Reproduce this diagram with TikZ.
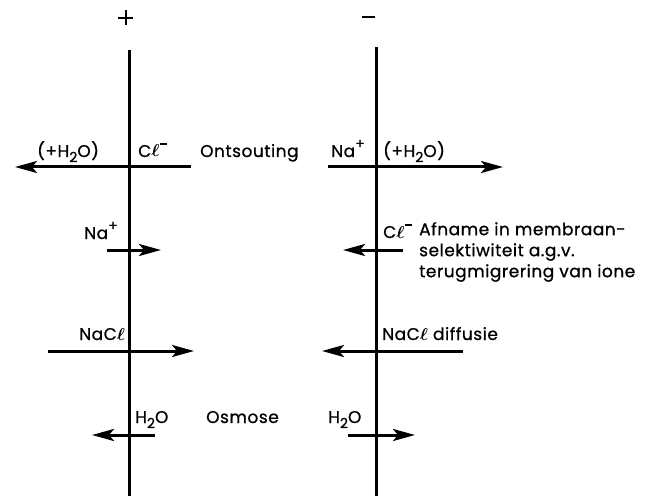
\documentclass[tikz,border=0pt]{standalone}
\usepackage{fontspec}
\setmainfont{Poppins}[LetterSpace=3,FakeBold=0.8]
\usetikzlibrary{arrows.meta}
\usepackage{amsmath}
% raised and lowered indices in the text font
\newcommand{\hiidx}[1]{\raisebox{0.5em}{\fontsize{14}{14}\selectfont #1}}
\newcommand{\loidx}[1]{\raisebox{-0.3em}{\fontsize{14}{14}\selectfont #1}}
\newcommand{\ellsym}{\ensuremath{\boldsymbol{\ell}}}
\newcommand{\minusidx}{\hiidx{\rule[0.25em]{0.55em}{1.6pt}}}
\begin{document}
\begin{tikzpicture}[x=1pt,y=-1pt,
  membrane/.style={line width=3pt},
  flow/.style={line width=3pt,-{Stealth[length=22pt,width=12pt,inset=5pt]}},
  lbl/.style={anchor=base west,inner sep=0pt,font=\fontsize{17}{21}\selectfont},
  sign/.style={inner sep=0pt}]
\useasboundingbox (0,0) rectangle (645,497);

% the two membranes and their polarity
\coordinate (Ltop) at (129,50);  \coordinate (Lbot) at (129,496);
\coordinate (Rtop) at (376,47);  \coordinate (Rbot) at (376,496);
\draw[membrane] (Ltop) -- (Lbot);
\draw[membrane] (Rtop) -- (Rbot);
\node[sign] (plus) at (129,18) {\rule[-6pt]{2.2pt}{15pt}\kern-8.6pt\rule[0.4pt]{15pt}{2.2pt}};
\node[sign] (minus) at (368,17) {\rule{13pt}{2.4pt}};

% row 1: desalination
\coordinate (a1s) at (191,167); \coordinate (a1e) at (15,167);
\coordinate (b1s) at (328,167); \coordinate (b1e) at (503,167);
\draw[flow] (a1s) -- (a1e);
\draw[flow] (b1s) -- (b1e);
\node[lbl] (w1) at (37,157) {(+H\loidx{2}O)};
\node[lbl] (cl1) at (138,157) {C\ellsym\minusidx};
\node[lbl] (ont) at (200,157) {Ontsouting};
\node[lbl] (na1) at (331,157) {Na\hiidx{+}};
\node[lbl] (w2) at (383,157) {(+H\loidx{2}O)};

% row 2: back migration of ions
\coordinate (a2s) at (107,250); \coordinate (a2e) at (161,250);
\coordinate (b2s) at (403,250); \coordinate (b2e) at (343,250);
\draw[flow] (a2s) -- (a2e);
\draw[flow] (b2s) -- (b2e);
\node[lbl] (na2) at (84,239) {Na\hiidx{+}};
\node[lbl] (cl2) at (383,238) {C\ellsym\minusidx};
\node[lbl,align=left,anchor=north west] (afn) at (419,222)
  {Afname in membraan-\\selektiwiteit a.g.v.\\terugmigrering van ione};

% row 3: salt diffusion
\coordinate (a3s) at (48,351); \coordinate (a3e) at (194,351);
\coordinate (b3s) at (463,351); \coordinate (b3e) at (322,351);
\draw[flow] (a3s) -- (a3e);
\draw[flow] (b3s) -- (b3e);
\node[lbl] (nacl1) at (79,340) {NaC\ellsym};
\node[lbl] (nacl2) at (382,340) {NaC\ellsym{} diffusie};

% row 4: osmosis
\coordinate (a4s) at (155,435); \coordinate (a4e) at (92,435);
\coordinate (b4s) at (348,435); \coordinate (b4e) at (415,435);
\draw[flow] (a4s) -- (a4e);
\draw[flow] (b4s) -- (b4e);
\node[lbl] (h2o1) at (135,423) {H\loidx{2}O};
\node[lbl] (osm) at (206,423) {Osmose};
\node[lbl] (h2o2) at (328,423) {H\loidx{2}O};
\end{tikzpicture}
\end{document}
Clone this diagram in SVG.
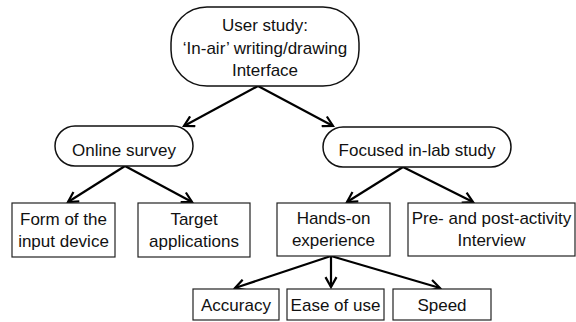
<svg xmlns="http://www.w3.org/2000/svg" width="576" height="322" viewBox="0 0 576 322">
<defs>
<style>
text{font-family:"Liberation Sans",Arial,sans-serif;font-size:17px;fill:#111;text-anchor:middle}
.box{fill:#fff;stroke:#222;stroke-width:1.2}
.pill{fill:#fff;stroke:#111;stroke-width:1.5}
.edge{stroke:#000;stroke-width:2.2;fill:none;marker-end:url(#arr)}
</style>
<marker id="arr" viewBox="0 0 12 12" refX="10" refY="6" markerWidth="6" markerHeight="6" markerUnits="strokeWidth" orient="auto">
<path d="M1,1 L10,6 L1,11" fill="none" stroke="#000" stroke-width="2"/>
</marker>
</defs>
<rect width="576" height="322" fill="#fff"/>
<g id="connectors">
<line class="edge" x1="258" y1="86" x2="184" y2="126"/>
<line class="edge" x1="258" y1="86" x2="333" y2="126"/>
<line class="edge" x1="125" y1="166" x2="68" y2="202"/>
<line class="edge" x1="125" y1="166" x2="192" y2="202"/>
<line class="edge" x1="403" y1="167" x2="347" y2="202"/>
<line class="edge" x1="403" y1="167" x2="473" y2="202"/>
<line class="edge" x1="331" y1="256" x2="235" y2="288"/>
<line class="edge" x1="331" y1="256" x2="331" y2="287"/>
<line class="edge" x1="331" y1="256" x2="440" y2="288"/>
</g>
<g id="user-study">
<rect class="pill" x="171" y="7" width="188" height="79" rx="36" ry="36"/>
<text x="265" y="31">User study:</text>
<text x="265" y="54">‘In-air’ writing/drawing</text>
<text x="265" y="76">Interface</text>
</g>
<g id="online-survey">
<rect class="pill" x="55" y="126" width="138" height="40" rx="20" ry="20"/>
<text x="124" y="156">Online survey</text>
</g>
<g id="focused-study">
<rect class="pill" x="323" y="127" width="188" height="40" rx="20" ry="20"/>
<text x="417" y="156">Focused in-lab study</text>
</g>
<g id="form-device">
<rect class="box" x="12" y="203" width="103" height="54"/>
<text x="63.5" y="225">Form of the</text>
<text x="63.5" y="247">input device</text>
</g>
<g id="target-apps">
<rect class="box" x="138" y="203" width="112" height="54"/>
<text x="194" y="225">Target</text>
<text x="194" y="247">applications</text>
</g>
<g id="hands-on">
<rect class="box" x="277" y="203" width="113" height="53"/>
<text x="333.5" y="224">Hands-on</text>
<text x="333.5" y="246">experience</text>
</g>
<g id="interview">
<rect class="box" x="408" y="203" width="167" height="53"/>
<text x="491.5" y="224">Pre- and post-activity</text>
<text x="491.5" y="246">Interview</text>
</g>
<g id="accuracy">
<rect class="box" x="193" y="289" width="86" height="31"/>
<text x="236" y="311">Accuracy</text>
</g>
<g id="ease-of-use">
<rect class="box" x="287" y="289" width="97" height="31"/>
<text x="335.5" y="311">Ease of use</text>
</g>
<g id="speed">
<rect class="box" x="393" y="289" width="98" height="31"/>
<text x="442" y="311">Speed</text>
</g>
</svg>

■ ■ ■

§ **Given instruction**
Pull out every line above that holds the word "this".

§ **Worked solution**
Reproduce this diagram with TikZ.
Clone this diagram in SVG.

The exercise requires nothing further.